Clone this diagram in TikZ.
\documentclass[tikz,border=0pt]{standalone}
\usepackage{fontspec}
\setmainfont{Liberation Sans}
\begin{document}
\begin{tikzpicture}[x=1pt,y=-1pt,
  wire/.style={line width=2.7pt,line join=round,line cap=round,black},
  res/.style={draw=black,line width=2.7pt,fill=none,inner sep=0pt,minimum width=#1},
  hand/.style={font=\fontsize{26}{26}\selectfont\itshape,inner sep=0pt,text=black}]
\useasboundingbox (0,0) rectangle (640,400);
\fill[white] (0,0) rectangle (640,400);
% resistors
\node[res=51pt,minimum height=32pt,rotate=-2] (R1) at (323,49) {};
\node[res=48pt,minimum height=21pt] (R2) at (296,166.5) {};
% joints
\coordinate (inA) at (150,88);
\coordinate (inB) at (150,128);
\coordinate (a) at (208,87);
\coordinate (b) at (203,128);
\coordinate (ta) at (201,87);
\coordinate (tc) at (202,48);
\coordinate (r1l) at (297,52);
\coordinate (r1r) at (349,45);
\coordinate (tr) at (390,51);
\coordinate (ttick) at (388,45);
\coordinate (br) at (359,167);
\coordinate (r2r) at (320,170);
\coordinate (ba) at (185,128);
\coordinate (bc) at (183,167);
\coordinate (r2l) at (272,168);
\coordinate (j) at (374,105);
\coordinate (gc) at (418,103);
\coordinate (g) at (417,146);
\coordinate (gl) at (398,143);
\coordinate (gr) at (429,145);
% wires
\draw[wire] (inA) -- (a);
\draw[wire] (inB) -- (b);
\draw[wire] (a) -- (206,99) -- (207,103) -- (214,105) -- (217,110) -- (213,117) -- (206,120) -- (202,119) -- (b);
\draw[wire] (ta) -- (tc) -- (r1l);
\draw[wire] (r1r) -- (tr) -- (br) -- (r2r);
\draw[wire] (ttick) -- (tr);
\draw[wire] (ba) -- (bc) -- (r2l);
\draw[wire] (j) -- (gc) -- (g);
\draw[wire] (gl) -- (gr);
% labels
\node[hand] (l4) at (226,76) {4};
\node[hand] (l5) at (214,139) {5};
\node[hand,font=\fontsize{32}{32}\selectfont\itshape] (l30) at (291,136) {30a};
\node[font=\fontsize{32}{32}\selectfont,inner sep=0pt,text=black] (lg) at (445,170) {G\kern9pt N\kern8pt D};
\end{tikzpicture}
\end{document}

• _EXERCISE_:
Restate the data above word for word.

• _RESULT FOR THIS EXERCISE_:
Clone this diagram in TikZ.
\documentclass[tikz,border=0pt]{standalone}
\usepackage{fontspec}
\setmainfont{Liberation Sans}
\begin{document}
\begin{tikzpicture}[x=1pt,y=-1pt,
  wire/.style={line width=2.7pt,line join=round,line cap=round,black},
  res/.style={draw=black,line width=2.7pt,fill=none,inner sep=0pt,minimum width=#1},
  hand/.style={font=\fontsize{26}{26}\selectfont\itshape,inner sep=0pt,text=black}]
\useasboundingbox (0,0) rectangle (640,400);
\fill[white] (0,0) rectangle (640,400);
% resistors
\node[res=51pt,minimum height=32pt,rotate=-2] (R1) at (323,49) {};
\node[res=48pt,minimum height=21pt] (R2) at (296,166.5) {};
% joints
\coordinate (inA) at (150,88);
\coordinate (inB) at (150,128);
\coordinate (a) at (208,87);
\coordinate (b) at (203,128);
\coordinate (ta) at (201,87);
\coordinate (tc) at (202,48);
\coordinate (r1l) at (297,52);
\coordinate (r1r) at (349,45);
\coordinate (tr) at (390,51);
\coordinate (ttick) at (388,45);
\coordinate (br) at (359,167);
\coordinate (r2r) at (320,170);
\coordinate (ba) at (185,128);
\coordinate (bc) at (183,167);
\coordinate (r2l) at (272,168);
\coordinate (j) at (374,105);
\coordinate (gc) at (418,103);
\coordinate (g) at (417,146);
\coordinate (gl) at (398,143);
\coordinate (gr) at (429,145);
% wires
\draw[wire] (inA) -- (a);
\draw[wire] (inB) -- (b);
\draw[wire] (a) -- (206,99) -- (207,103) -- (214,105) -- (217,110) -- (213,117) -- (206,120) -- (202,119) -- (b);
\draw[wire] (ta) -- (tc) -- (r1l);
\draw[wire] (r1r) -- (tr) -- (br) -- (r2r);
\draw[wire] (ttick) -- (tr);
\draw[wire] (ba) -- (bc) -- (r2l);
\draw[wire] (j) -- (gc) -- (g);
\draw[wire] (gl) -- (gr);
% labels
\node[hand] (l4) at (226,76) {4};
\node[hand] (l5) at (214,139) {5};
\node[hand,font=\fontsize{32}{32}\selectfont\itshape] (l30) at (291,136) {30a};
\node[font=\fontsize{32}{32}\selectfont,inner sep=0pt,text=black] (lg) at (445,170) {G\kern9pt N\kern8pt D};
\end{tikzpicture}
\end{document}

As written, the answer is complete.